Секретарь ЦК КПСС М.В.Зимянин принял меня вежливо-сдержанно: видно, его уже кто-то «накрутил».
— Если принять требования немецкой стороны, мы неминуемо искорежим цельность произведения и не успеем к сроку, — защищал я свою позицию.
— Фильм должен выйти на экраны в начале восемьдесят пятого года! И ни днем позже! — сказал Михаил Васильевич и, стукнув карандашом по столу, словно поставил точку.
Ответ меня не устраивал — я молчал. Секретаря не устраивало мое молчаливое сидение.
— Что вы предлагаете, Евгений Семенович? — смягчив интонацию, спросил Зимянин.
— Решить назреваемый конфликт на вашем уровне. С секретариатом ЦК СЕПГ…
— Ладно, подумаем, — сказал Михаил Васильевич. Потом весьма категорично подчеркнул: — Стой на своем! Но до скандала не доводи!
Хорошенькое дело, думал я, возвращаясь из ЦК. Политики в наши интриги ввязываться не хотят… Если что, скажут: «Не получилось у режиссера… Бывает!..»
Я пошел к Трунину, чтобы поделиться своими сомнениями. Вадима застал лежащим на диване и охающим от зубной боли.
— Не дрейфь, старик! — Он криво улыбался, придерживая ладонью распухшую щеку. — Самое противное — больной зуб и геморрой!.. Давай перво-наперво полечимся…
Выпили, подлечились…
— Женя!.. Дорогой ты мой неврастеник! Я же тебе говорил, что паны в драку не кинутся, а чубы все равно полетят наши. Значит, вертеться на пупе будем сами. Я уже кое-что придумал.
Он подвинул ко мне коряво исписанный лист бумаги: видно, писал лежа. Читаю:
«Сталин на ближней даче принимает Вильгельма Пика.

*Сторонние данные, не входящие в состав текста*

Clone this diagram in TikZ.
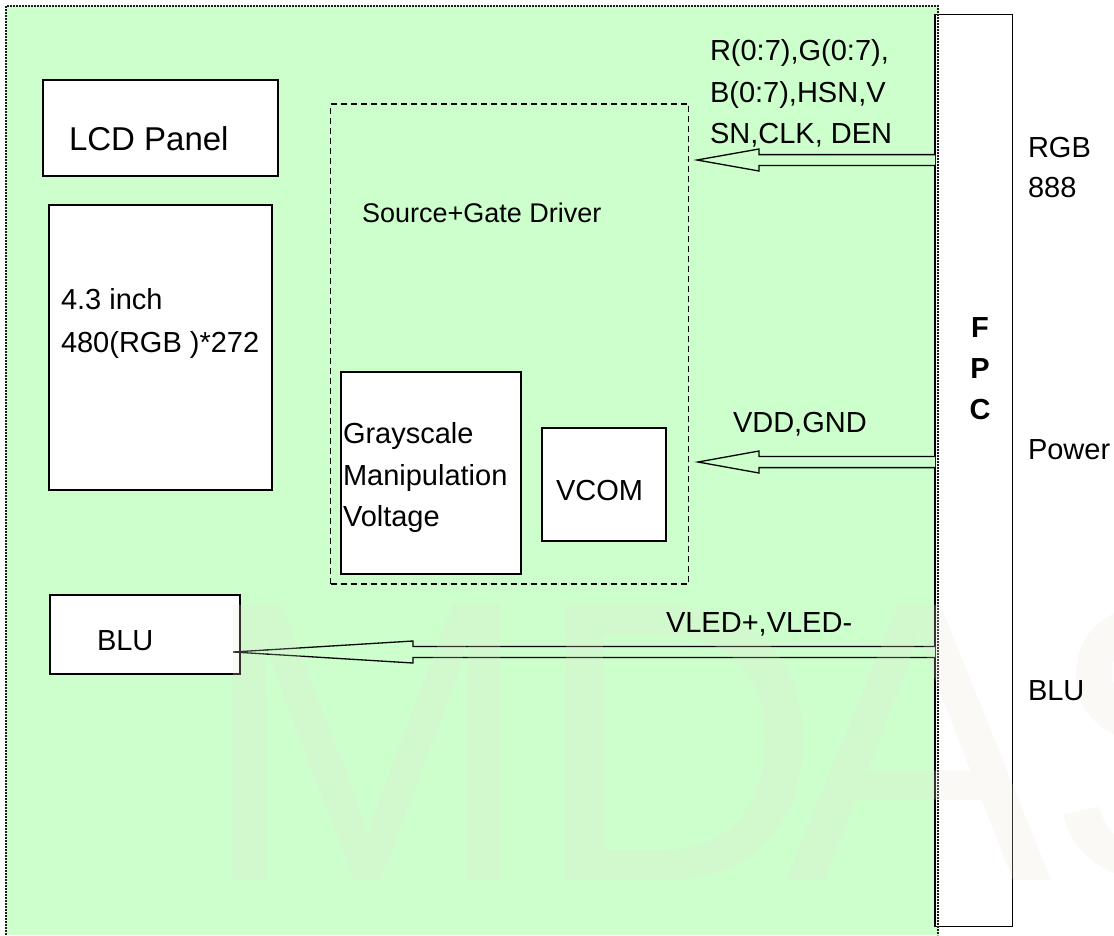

Пик: И не только простые солдаты, но и многие высшие офицеры стали понимать, как бессовестно обмануты Гитлером. Такие генералы, как Зайдлиц, а сейчас и фельдмаршал Паулюс, активно сотрудничают с нами…
Сталин: Это хорошо. Очень важно, какие люди будут возрождать из пепла Германию. Задачи перед вами стоят сложнейшие. Как объяснить немецкому народу, что он не может избежать ответственности за слепое подчинение Гитлеру…»
Эпизод исторически достоверный, сколоченный крепко, в чем-то даже интересный… Но куда его? И зачем он? На сквозную линию фильма еле-еле ложится… как об этом сказать Вадиму? Как его не обидеть?
— Не боись. Вставим в сценарий. Ты снимешь, а в монтаже, если будет мучить, — выбросишь…
Выбрасывать не пришлось. Хоть эпизод стоял и не в жилу, но выбросить было жалко. Убедительная получилась сцена. Благодаря, конечно, Трунину, Чхиквадзе и замечательному немецкому актеру Гюнтеру Гроббергу.